Hover over the GLOBAL ROUTING badge for the problematic deployment and click Deactivate.

Inspection of the status will now show the status set to OUT. To set the zone back in and have it continue receiving requests: Hover over the GLOBAL ROUTING badge again and click Activate.

Behaviour

Changing the routing status is independent of the endpoint scope used. You're technically overriding the routing status the deployment reports to the Vespa Cloud routing infrastructure. This means that a change to routing status affects both zonal endpoints and global endpoints.

Deactivating a deployment disables routing of requests to that deployment through global endpoints until the deployment is activated again. As routing through these endpoints is DNS-based, it may take up between 5 and 15 minutes for all traffic to shift to other deployments.

If all deployments of an endpoint are deactivated, requests are distributed as if all deployments were active. This is because attempting to route traffic according to the original configuration is preferable to discarding all requests.

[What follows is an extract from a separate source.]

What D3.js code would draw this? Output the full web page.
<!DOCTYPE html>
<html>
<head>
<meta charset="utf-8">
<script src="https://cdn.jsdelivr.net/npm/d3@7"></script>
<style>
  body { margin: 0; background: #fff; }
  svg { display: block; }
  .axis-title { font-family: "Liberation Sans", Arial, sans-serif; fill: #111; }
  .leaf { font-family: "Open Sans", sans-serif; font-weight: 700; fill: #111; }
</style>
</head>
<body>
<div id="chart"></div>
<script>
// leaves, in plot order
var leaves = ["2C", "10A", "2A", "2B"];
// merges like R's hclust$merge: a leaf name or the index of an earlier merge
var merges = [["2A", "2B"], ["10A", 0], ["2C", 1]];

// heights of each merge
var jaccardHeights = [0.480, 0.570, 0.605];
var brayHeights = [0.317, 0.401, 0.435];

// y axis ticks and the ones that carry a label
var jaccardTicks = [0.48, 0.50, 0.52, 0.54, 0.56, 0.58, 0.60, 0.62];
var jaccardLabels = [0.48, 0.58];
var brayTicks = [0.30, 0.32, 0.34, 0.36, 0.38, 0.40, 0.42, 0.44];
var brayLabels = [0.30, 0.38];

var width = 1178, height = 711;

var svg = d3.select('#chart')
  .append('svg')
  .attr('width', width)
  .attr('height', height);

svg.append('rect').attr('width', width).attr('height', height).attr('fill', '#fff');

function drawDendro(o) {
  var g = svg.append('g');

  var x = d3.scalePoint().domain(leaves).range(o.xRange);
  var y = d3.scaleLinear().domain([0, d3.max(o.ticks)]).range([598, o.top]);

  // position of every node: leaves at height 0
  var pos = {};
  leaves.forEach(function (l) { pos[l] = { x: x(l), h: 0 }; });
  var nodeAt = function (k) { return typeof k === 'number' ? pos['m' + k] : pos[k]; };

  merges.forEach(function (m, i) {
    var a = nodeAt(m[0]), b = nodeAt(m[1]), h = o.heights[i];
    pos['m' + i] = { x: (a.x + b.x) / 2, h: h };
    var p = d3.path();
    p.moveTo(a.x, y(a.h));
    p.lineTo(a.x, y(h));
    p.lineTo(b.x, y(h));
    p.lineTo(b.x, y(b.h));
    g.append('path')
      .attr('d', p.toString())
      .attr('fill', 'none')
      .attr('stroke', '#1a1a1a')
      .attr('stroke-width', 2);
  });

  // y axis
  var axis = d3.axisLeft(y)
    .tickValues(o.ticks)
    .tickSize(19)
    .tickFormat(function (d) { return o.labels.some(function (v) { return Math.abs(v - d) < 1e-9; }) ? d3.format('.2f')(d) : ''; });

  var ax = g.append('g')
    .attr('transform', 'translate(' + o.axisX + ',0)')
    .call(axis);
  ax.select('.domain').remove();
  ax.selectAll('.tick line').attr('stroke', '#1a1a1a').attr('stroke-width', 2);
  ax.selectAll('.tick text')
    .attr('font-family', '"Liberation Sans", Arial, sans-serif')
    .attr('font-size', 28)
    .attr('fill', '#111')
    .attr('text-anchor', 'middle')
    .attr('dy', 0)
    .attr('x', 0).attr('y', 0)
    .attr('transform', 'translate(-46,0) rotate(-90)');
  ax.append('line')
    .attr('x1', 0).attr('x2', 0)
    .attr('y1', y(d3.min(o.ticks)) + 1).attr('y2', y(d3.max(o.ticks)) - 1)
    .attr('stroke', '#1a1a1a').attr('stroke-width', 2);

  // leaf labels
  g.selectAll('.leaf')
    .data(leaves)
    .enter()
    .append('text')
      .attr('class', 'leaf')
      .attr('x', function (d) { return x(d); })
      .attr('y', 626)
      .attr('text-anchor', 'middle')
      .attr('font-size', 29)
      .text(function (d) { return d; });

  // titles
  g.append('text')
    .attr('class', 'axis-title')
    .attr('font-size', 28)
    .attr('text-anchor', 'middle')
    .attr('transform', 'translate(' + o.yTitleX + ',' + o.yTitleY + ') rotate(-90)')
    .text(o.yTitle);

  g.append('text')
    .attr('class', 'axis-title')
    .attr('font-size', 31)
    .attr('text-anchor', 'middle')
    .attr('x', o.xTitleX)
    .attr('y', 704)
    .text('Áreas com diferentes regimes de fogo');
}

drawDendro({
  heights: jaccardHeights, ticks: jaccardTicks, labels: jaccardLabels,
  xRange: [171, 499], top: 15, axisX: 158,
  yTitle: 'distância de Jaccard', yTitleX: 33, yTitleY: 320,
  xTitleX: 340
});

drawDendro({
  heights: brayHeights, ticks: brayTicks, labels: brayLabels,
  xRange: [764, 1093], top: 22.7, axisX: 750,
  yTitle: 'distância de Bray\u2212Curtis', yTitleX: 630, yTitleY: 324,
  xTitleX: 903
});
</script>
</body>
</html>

Migrating from deprecated syntax for global endpoints

Global endpoints were initially configured by setting the global-service-id attribute on the <prod> element in deployment.xml. To control which deployments were part of your global endpoint, you had set the active attribute on the <region> element.

These attributes have since been replaced by the <endpoints> element. The legacy syntax is still supported, but migrating to the new syntax is encouraged. Migration from deprecated syntax to the current syntax is seamless and does not cause service disruption.

The following example shows how to move from the deprecated syntax to the current one:

<!-- Deprecated variant -->
<deployment version="1.0">
  <prod global-service-id="query">
    <region active="true">aws-us-east-1c</region>
    <region active="true">aws-us-west-2a</region>
    <region active="false">aws-eu-west-1a</region>
  </prod>
</deployment>
<!-- Current variant -->
<deployment version="1.0">
  <prod>
    <region>aws-us-east-1c</region>
    <region>aws-us-west-2a</region>
    <region>aws-eu-west-1a</region>
  </prod>
  <endpoints>
    <endpoint container-id="query">
      <region>aws-us-east-1c</region>
      <region>aws-us-west-2a</region>
    </endpoint>
  </endpoints>
</deployment>

AWS clients

While Vespa Cloud is hosted in AWS, clients that talk to Vespa Cloud from AWS nodes will be treated as any other client from the Internet. This means clients in AWS will generate regular Internet egress traffic even though they are talking to a service in AWS in the same zone.